A team from the fund is due to arrive in Moscow on 24 August for a 10- day visit. Future disbursements under the IMF programme would depend on the government keeping up its agreed debt interest payments.
The World Bank yesterday released $100m out of a $1.2bn package to Russia, in its first new lending to the country since last year's financial crisis.
Russia's creditors, led by Deutsche Bank, were relieved that the officials from 18 countries involved in the earlier Paris club negotiations had not made big concessions. None of the debt has been written off.
Yet the agreements will also give Russia a breathing space in its efforts to stabilise the currency, as debt servicing has sharply reduced central- bank reserves. The rouble, which crashed in August 1998, has been under downward pressure because of private capital flight of some $40bn a year in 1996-97 and $20bn last year and this.

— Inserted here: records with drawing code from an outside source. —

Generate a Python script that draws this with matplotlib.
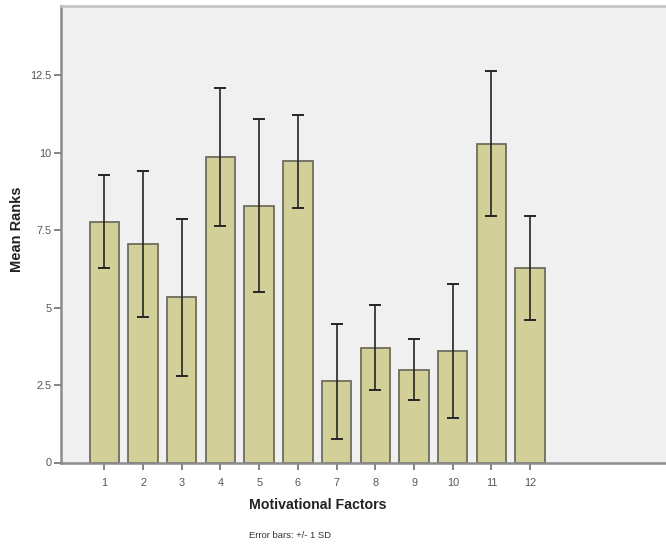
import matplotlib
matplotlib.use("Agg")
import matplotlib.pyplot as plt
import numpy as np

categories = ["1", "2", "3", "4", "5", "6", "7", "8", "9", "10", "11", "12"]
means = [7.77, 7.05, 5.33, 9.85, 8.29, 9.72, 2.62, 3.71, 3.00, 3.60, 10.29, 6.28]
sds = [1.50, 2.35, 2.53, 2.23, 2.80, 1.50, 1.86, 1.36, 0.99, 2.17, 2.35, 1.69]
yticks = [0, 2.5, 5, 7.5, 10, 12.5]
ytick_labels = ["0", "2.5", "5", "7.5", "10", "12.5"]

plt.rcParams['font.family'] = ['Liberation Sans', 'DejaVu Sans']

fig = plt.figure(figsize=(6.66, 5.47), dpi=100)
fig.patch.set_facecolor("white")
ax = fig.add_axes([61/666, (547-462.5)/547, 605/666, 457/547])
ax.set_facecolor("#f0f0f0")

x = np.arange(1, len(categories) + 1)
ax.bar(x, means, width=0.76, color="#d3cf98", edgecolor="#6e6e5e", linewidth=1.3, zorder=2)
ax.errorbar(x, means, yerr=sds, fmt="none", ecolor="#252525", elinewidth=1.2,
            capsize=4.3, capthick=1.4, zorder=3)

ax.set_xlim(-0.12, 15.51)
ax.set_ylim(0, 14.75)
ax.set_xticks(x)
ax.set_xticklabels(categories)
ax.set_yticks(yticks)
ax.set_yticklabels(ytick_labels)

for s in ["left", "bottom", "top"]:
    ax.spines[s].set_color("#8c8c8c")
    ax.spines[s].set_linewidth(1.8)
ax.spines["top"].set_color("#c0c0c0")
ax.spines["right"].set_visible(False)

ax.tick_params(axis="both", colors="#707070", labelcolor="#555555", labelsize=7.8,
               length=5, width=1.2, direction="out")
ax.tick_params(axis="x", pad=6)
ax.tick_params(axis="y", pad=2)

fig.text(17/666, 1 - 229/547, "Mean Ranks", rotation=90, fontsize=10.5, fontweight="bold",
         ha="center", va="center", color="#222222")
fig.text(318/666, 1 - 505/547, "Motivational Factors", fontsize=10.2, fontweight="bold",
         ha="center", va="center", color="#222222")
fig.text(290/666, 1 - 535/547, "Error bars: +/- 1 SD", fontsize=6.8,
         ha="center", va="center", color="#333333")

fig.savefig("out.png", dpi=100)
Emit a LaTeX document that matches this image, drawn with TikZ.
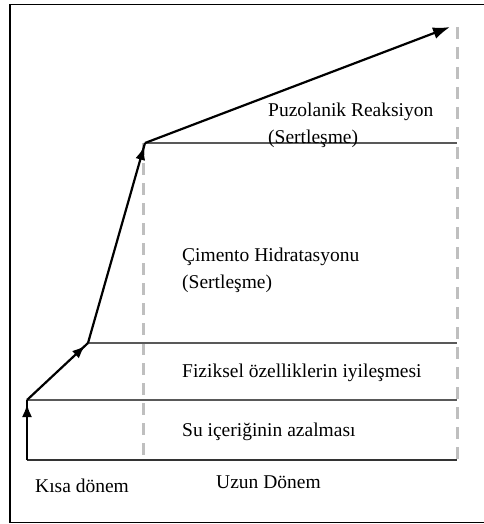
\documentclass[tikz,border=0pt]{standalone}
\usepackage{fontspec}
\setmainfont{Liberation Serif}
\usetikzlibrary{arrows.meta,decorations.markings}

\tikzset{
  stage/.style={draw=black, line width=2.2pt},
  endarrow/.style={stage, postaction={decorate}, decoration={markings,
      mark=at position -4pt with {\arrow{Latex[length=13pt,width=10pt]}}}},
  level/.style={draw=black!65, line width=2pt},
  divider/.style={draw=black!25, line width=3pt, dash pattern=on 12pt off 8pt},
  lbl/.style={font=\fontsize{19.5}{27}\selectfont, anchor=west, inner sep=0pt, align=left}
}

\begin{document}
\begin{tikzpicture}[x=1pt, y=-1pt]
  \useasboundingbox (0,0) rectangle (483,524);
  % frame
  \draw[line width=1.8pt] (490,4.5) -- (10,4.5) -- (10,522.5) -- (490,522.5);

  % corner points
  \coordinate (o) at (27,460);
  \coordinate (water) at (27,400);
  \coordinate (phys) at (88,343);
  \coordinate (hyd) at (145,143);
  \coordinate (puz) at (450,27);

  % dashed dividers
  \draw[divider] (143,143) -- (143,460);
  \draw[divider] (457,27) -- (457,460);

  % levels
  \draw[level] (water) -- (457,400);
  \draw[level] (phys) -- (457,343);
  \draw[level] (hyd) -- (457,143);
  \draw[stage, draw=black!80] (o) -- (457,460);

  % growth path
  \draw[endarrow] (o) -- (water);
  \draw[endarrow] (water) -- (phys);
  \draw[endarrow] (phys) -- (hyd);
  \draw[stage, -{Latex[length=17pt,width=12pt]}] (hyd) -- (puz);

  % labels
  \node[lbl] (puzlbl) at (268,125) {Puzolanik Reaksiyon\\(Sertleşme)};
  \node[lbl] (hydlbl) at (182,270) {Çimento Hidratasyonu\\(Sertleşme)};
  \node[lbl] (physlbl) at (182,373) {Fiziksel özelliklerin iyileşmesi};
  \node[lbl] (waterlbl) at (182,432) {Su içeriğinin azalması};
  \node[lbl] (short) at (35,486) {Kısa dönem};
  \node[lbl] (long) at (216,482) {Uzun Dönem};
\end{tikzpicture}
\end{document}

The IMF's assessment put the blame for last year's crisis and continuing economic catastrophe on political failures. The executive directors said the crisis was "due mainly to the failure to tackle ... longstanding fiscal problems and to implement agreed structural reforms". It said there must be political support for reform, especially in collecting taxes from large enterprises.
The IMF also condemned the central bank's diversion of an earlier IMF loan through an offshore bank, disguising the level of its reserves.
Two-thirds of Russia's outstanding foreign debt of around $150bn dates from before February 1992. The government has kept up all payments on post-Soviet debt, but defaulted on the older debt a year ago.
Further negotiations on the debt burden are likely after next June's presidential elections.